* _WORK REQUIRED_:
In the listing below, find every line with the string "script" and pull it out.

* _SOURCE DATA_:
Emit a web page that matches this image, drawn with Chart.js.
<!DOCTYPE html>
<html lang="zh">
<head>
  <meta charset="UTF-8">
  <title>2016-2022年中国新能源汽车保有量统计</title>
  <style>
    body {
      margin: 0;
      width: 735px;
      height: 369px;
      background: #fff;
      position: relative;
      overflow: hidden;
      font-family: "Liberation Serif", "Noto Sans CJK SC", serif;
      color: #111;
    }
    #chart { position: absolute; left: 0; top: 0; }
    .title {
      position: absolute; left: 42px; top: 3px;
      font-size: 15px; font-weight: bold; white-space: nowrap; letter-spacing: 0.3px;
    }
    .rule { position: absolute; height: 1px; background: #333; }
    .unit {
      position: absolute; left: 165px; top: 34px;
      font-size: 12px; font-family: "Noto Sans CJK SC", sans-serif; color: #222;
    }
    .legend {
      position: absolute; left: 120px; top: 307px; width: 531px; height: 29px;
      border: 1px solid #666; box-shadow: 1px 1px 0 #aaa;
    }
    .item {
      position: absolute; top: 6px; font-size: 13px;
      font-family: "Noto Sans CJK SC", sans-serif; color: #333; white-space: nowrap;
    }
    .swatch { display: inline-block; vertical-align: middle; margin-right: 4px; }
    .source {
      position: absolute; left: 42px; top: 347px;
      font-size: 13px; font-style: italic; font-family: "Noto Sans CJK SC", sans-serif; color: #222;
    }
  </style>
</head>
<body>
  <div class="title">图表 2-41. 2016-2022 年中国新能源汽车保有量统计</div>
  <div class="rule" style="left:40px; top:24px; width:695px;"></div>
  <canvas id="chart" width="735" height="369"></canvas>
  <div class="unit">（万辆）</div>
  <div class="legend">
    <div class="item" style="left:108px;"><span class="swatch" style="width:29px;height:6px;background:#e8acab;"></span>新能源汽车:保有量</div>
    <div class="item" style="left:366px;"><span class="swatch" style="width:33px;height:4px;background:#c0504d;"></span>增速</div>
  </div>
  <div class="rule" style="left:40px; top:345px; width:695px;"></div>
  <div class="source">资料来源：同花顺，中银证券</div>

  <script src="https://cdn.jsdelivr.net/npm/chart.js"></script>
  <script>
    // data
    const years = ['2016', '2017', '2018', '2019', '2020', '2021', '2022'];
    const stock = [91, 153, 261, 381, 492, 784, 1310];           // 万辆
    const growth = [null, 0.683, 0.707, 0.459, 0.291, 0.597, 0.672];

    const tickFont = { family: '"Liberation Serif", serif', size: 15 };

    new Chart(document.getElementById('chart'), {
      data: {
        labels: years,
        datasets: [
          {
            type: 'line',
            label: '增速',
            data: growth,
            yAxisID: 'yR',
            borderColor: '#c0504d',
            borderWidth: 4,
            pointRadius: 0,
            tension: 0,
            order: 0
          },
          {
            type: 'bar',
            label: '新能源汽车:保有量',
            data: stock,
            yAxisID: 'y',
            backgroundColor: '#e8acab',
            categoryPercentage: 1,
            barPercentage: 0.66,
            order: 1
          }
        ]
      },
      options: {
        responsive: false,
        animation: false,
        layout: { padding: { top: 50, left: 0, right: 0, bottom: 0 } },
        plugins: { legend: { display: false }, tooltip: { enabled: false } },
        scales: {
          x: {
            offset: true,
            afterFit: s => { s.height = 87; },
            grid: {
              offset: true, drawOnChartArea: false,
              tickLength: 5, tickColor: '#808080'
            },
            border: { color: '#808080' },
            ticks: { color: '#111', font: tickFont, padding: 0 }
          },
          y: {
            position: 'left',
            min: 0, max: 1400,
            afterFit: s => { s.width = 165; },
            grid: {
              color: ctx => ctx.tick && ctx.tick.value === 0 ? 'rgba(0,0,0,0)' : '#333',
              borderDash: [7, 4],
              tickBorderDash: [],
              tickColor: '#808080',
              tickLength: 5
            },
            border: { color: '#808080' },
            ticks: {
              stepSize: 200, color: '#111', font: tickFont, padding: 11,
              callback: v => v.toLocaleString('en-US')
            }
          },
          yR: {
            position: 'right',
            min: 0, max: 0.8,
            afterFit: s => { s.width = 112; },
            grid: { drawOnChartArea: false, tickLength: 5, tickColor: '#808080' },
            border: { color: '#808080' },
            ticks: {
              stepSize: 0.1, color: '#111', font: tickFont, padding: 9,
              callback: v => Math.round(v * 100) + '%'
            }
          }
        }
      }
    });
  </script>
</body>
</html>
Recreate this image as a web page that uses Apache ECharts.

...

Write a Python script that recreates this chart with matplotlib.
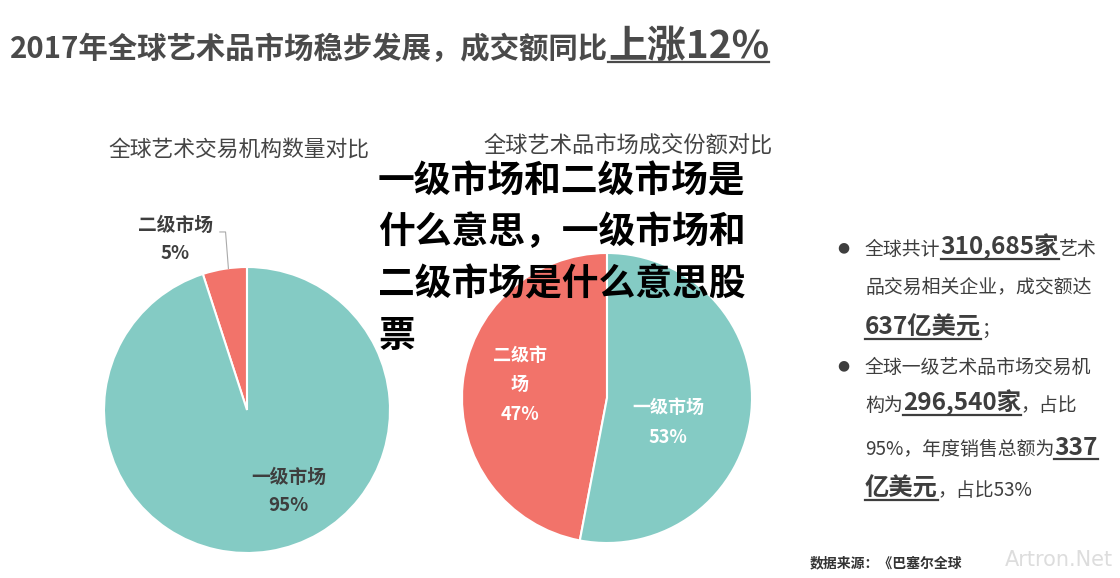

==

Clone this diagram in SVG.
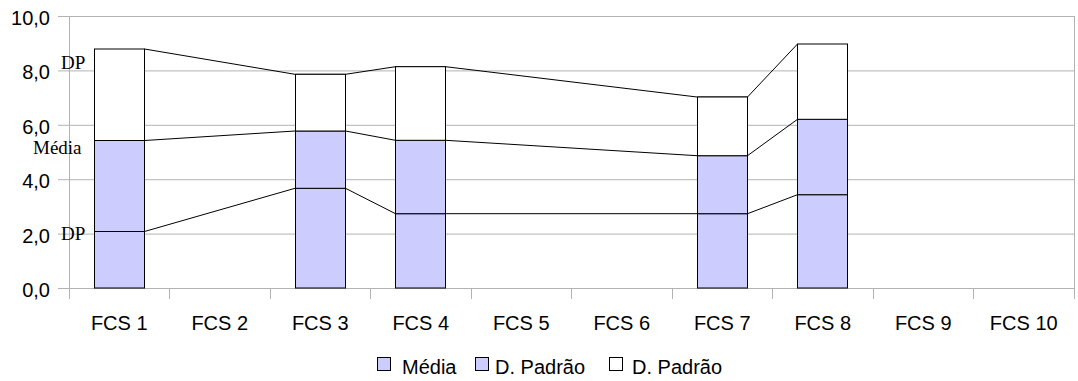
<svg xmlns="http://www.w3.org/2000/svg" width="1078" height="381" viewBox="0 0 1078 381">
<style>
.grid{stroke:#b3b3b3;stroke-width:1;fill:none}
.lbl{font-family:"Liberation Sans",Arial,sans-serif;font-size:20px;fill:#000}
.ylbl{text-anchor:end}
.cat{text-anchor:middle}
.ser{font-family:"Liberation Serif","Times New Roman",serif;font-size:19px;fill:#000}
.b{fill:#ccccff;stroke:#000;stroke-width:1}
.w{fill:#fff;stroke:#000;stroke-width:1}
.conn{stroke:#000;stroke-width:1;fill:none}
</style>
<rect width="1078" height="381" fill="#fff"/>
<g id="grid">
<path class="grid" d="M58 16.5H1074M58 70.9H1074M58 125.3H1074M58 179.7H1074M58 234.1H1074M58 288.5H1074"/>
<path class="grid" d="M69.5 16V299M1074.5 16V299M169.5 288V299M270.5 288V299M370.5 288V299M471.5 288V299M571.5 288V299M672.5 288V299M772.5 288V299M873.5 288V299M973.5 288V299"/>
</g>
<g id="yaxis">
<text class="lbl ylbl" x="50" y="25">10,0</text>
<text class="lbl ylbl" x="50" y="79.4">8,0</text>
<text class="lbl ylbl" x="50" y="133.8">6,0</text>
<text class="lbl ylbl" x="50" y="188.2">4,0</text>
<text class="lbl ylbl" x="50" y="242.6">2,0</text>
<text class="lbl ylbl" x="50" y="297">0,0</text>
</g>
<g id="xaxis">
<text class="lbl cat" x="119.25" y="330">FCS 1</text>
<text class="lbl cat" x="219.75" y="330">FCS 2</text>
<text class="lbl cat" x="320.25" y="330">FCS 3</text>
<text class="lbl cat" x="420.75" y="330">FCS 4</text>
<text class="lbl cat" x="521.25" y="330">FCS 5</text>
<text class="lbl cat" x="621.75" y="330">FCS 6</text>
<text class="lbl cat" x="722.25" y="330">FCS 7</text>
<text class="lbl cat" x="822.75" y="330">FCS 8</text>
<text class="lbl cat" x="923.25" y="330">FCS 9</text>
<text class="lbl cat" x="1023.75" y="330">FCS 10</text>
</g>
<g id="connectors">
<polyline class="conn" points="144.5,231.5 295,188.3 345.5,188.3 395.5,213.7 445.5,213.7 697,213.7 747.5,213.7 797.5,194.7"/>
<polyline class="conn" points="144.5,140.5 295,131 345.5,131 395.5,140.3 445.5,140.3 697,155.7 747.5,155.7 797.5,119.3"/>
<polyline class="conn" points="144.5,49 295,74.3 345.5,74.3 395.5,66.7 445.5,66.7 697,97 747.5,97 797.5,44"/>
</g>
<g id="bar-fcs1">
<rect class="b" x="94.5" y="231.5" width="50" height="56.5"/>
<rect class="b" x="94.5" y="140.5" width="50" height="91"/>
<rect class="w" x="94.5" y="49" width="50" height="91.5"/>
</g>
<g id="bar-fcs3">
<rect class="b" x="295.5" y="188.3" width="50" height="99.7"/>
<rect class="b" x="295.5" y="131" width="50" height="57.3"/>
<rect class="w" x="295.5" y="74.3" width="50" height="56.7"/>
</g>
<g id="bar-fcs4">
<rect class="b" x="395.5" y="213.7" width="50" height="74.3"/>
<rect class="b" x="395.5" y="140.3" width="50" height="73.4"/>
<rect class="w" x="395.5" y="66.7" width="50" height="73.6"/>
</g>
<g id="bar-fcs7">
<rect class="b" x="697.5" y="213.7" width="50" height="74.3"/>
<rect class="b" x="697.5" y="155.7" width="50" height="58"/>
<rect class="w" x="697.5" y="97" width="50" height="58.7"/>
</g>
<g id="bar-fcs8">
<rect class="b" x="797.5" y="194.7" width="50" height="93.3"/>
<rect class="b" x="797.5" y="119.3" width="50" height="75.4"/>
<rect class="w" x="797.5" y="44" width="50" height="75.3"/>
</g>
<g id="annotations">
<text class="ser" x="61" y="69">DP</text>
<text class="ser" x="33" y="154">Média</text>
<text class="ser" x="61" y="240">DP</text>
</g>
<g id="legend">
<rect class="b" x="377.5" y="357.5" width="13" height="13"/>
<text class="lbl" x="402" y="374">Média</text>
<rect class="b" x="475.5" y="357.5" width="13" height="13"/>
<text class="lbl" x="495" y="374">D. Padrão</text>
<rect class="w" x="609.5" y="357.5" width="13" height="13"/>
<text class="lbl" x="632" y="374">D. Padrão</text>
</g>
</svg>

* _CORRECT RESPONSE_:
  <script src="https://cdn.jsdelivr.net/npm/chart.js"></script>
  <script>
  </script>
Write a Python script that recreates this chart with matplotlib.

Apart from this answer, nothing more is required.